Africa’s fast-growing crypto market is shifting from rapid expansion to a more controlled and disciplined phase, as crypto fraud across the continent dropped by 28 percent in 2025, signalling early gains from stronger identity checks, rising regulatory pressure and increased investment in fraud detection systems.
The decline comes as key markets including Nigeria, South Africa, Kenya, Ghana and Mauritius move to bring digital assets under formal financial regulation, marking a turning point for an industry once defined by minimal oversight.
“Africa’s crypto ecosystem is entering a phase where operational discipline matters more than momentum,” said Hannes Bezuidenhout, vice president for Africa at Sumsub.
From growth to governance
The findings point to a broader shift across global crypto markets, where companies are now prioritising compliance and security over fast user growth.
About 74 percent of crypto platforms globally now focus on verification accuracy rather than onboarding speed, reflecting what the report describes as a transition to a regulated maturity phase.
In Africa, this shift is being shaped by a mobile-first fintech environment, where digital identity tools and smartphone-based onboarding are becoming central to how platforms scale.
Countries are also moving quickly to introduce new rules. Nigeria’s Investments and Securities Act 2025 now classifies virtual assets as securities under regulatory oversight, while South Africa has rolled out new reporting standards and Kenya is advancing licensing rules for crypto service providers.
Fraud declines, but risks remain
Despite the overall drop, fraud patterns vary widely across markets.
Ghana recorded the highest fraud rate among major markets at 4.6 percent, followed by South Africa at 3.1 percent, while Nigeria stood at 2.6 percent and Kenya at 2.5 percent.
In smaller or emerging markets, the risks remain more severe. Fraud rates exceeded five percent in several countries including Senegal, Mali and Uganda, highlighting uneven enforcement and varying levels of market maturity.
The report warns that Africa’s expanding digital finance ecosystem continues to attract scams, particularly as crypto adoption grows alongside mobile money and online banking.
AI becomes the new battleground
Artificial intelligence is now reshaping both fraud and fraud prevention, with 57 percent of crypto providers identifying AI-powered detection as their top priority.
As fraudsters increasingly use automation tools to scale attacks, platforms are investing in systems that analyse identity, behaviour and transaction data in real time.
This has also led to a deeper integration of compliance into product design, rather than treating it as a separate function.

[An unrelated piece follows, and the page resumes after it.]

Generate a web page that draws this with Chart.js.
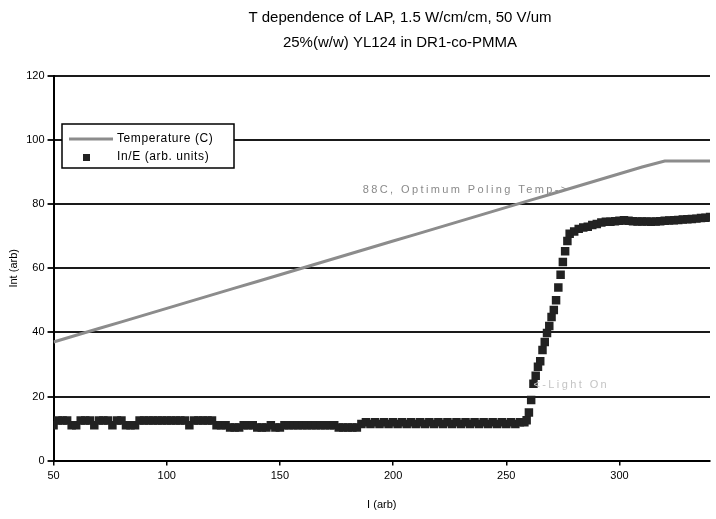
<!DOCTYPE html>
<html><head><meta charset="utf-8">
<script src="https://cdn.jsdelivr.net/npm/chart.js@4.4.1/dist/chart.umd.min.js"></script>
<style>html,body{margin:0;padding:0;background:#fff}canvas{display:block}</style>
</head><body>
<canvas id="c" width="716" height="519"></canvas>
<script>
// ---- data ----
const titleLines = ["T dependence of LAP, 1.5 W/cm/cm, 50 V/um", "25%(w/w) YL124 in DR1-co-PMMA"];
const xAxisTitle = "I (arb)";
const yAxisTitle = "Int (arb)";
const xTicks = [50, 100, 150, 200, 250, 300];
const yTicks = [0, 20, 40, 60, 80, 100, 120];
const seriesNames = ["Temperature (C)", "In/E (arb. units)"];
const annotations = [
  { text: "88C, Optimum Poling Temp->", x: 278, y: 84.5, align: "right", color: "#8a8a8a" },
  { text: "<-Light On", x: 262, y: 23.5, align: "left", color: "#c4c4c4" }
];

const tempX = [50,60,70,80,90,100,110,120,130,140,150,160,170,180,190,200,210,220,230,240,250,260,270,280,290,300,310,320,340];
const tempY = [37,39.1,41.2,43.3,45.4,47.5,49.6,51.7,53.8,55.9,58,60.1,62.2,64.3,66.4,68.5,70.6,72.7,74.8,76.9,79,81.1,83.2,85.3,87.4,89.5,91.6,93.5,93.5];

const inX = [
  50,52,54,56,58, 60,62,64,66,68, 70,72,74,76,78, 80,82,84,86,88, 90,92,94,96,98,
  100,102,104,106,108, 110,112,114,116,118, 120,122,124,126,128, 130,132,134,136,138, 140,142,144,146,148,
  150,152,154,156,158, 160,162,164,166,168, 170,172,174,176,178, 180,182,184,186,188, 190,192,194,196,198,
  200,202,204,206,208, 210,212,214,216,218, 220,222,224,226,228, 230,232,234,236,238, 240,242,244,246,248,
  250,252,254,256,
  258,259,260,261,262,263,264,265,266,267,268,269,270,271,272,273,274,275,276,277,278,
  280,282,284,286,288,290,292,294,296,298,300,302,304,306,308,310,312,314,316,318,320,322,324,326,328,330,332,334,336,338,340
];
const inY = [
  11,12.5,12.5,12.5,11, 11,12.5,12.5,12.5,11, 12.5,12.5,12.5,11,12.5, 12.5,11,11,11,12.5, 12.5,12.5,12.5,12.5,12.5,
  12.5,12.5,12.5,12.5,12.5, 11,12.5,12.5,12.5,12.5, 12.5,11,11,11,10.3, 10.3,10.3,11,11,11, 10.3,10.3,10.3,11,10.3,
  10.3,11,11,11,11, 11,11,11,11,11, 11,11,11,10.3,10.3, 10.3,10.3,10.3,11.4,12, 11.4,12,11.4,12,11.4,
  12,11.4,12,11.4,12, 11.4,12,11.4,12,11.4, 12,11.4,12,11.4,12, 11.4,12,11.4,12,11.4, 12,11.4,12,11.4,12,
  11.4,12,11.4,12,
  12,12.6,15,18.9,24,26.5,29.3,31,34.5,37,39.8,42,44.8,47,50,54,58,62,65.3,68.5,70.8,
  71.5,72.3,72.7,73,73.5,73.8,74.3,74.5,74.5,74.7,74.8,75,74.8,74.7,74.6,74.6,74.6,74.5,74.6,74.7,74.8,74.9,75,75.1,75.2,75.3,75.4,75.5,75.7,75.8,76
];

const FONT = '"Liberation Sans", Arial, sans-serif';

const titlePlugin = {
  id: 'titles',
  afterDraw(chart) {
    const ctx = chart.ctx;
    ctx.save();
    ctx.fillStyle = '#000';
    ctx.font = '15px ' + FONT;
    ctx.textAlign = 'center';
    ctx.textBaseline = 'middle';
    ctx.fillText(titleLines[0], 400, 18);
    ctx.fillText(titleLines[1], 400, 43);
    ctx.restore();
  }
};

const annotationPlugin = {
  id: 'notes',
  afterDatasetsDraw(chart) {
    const ctx = chart.ctx, xs = chart.scales.x, ys = chart.scales.y;
    ctx.save();
    ctx.font = '11px ' + FONT;
    if ('letterSpacing' in ctx) ctx.letterSpacing = '2.4px';
    ctx.textBaseline = 'middle';
    annotations.forEach(a => {
      ctx.fillStyle = a.color;
      ctx.textAlign = a.align;
      ctx.fillText(a.text, xs.getPixelForValue(a.x), ys.getPixelForValue(a.y));
    });
    ctx.restore();
  }
};

const legendPlugin = {
  id: 'boxLegend',
  afterDraw(chart) {
    const ctx = chart.ctx;
    const ds = chart.data.datasets;
    const L = 62, T = 124, W = 172, H = 44;
    ctx.save();
    ctx.fillStyle = '#fff';
    ctx.fillRect(L, T, W, H);
    ctx.strokeStyle = '#000';
    ctx.lineWidth = 1.5;
    ctx.strokeRect(L, T, W, H);
    ctx.strokeStyle = ds[0].borderColor;
    ctx.lineWidth = 3;
    ctx.beginPath(); ctx.moveTo(69, 139); ctx.lineTo(113, 139); ctx.stroke();
    ctx.fillStyle = ds[1].backgroundColor;
    ctx.fillRect(83, 154, 7, 7);
    ctx.fillStyle = '#000';
    ctx.font = '12px ' + FONT;
    if ('letterSpacing' in ctx) ctx.letterSpacing = '0.6px';
    ctx.textAlign = 'left';
    ctx.textBaseline = 'middle';
    ctx.fillText(ds[0].label, 117, 139);
    ctx.fillText(ds[1].label, 117, 157);
    ctx.restore();
  }
};

new Chart(document.getElementById('c'), {
  type: 'scatter',
  data: {
    datasets: [
      {
        type: 'line',
        label: seriesNames[0],
        data: tempX.map((x, i) => ({ x, y: tempY[i] })),
        borderColor: '#8c8c8c',
        borderWidth: 3,
        pointRadius: 0,
        tension: 0,
        fill: false,
        order: 2
      },
      {
        type: 'scatter',
        label: seriesNames[1],
        data: inX.map((x, i) => ({ x, y: inY[i] })),
        pointStyle: 'rect',
        pointRadius: 6,
        borderWidth: 0,
        backgroundColor: '#222',
        borderColor: '#222',
        order: 1
      }
    ]
  },
  options: {
    responsive: false,
    animation: false,
    devicePixelRatio: 1,
    layout: { padding: { top: 76, left: 0, right: 0, bottom: 3 } },
    plugins: { legend: { display: false }, title: { display: false }, tooltip: { enabled: false } },
    scales: {
      x: {
        type: 'linear', min: 50, max: 340,
        afterBuildTicks: axis => { axis.ticks = xTicks.map(v => ({ value: v })); },
        grid: { drawOnChartArea: false, drawTicks: true, tickLength: 5, color: '#000', lineWidth: 1.5 },
        border: { display: true, color: '#000', width: 2 },
        ticks: { color: '#000', font: { family: FONT, size: 11 }, padding: 4, maxRotation: 0 },
        title: { display: true, text: xAxisTitle, color: '#000', font: { family: FONT, size: 11 }, padding: { top: 12, bottom: 4 } }
      },
      y: {
        type: 'linear', min: 0, max: 120,
        afterBuildTicks: axis => { axis.ticks = yTicks.map(v => ({ value: v })); },
        grid: { color: '#1a1a1a', lineWidth: 2, drawTicks: true, tickLength: 6 },
        border: { display: true, color: '#000', width: 2 },
        ticks: { color: '#000', font: { family: FONT, size: 11 }, padding: 3 },
        title: { display: true, text: yAxisTitle, color: '#000', font: { family: FONT, size: 11 }, padding: { top: 7, bottom: 3 } }
      }
    }
  },
  plugins: [annotationPlugin, legendPlugin, titlePlugin]
});
</script>
</body></html>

New approaches such as document-free verification and reusable digital identities are gaining traction, helping platforms maintain high onboarding success rates while meeting stricter regulatory demands.
Read also: Explainer: How CBN’s crypto pilot fits into Nigeria’s plan to stay off global watchlists
The report concludes that the next phase of crypto growth in Africa will depend less on user numbers and more on trust, transparency and system resilience.
As regulators tighten rules and competition increases, platforms that can combine compliance, security and user experience are expected to dominate.
“Regulated maturity means building better systems, not just adding more rules. The companies that succeed will be those that embed trust into the core of their products,” said Ilya Brovin, Sumsub’s chief growth officer.
For Africa, the shift could redefine the crypto sector’s role in the broader digital economy, from a high-risk frontier market to a more stable and integrated part of the financial system.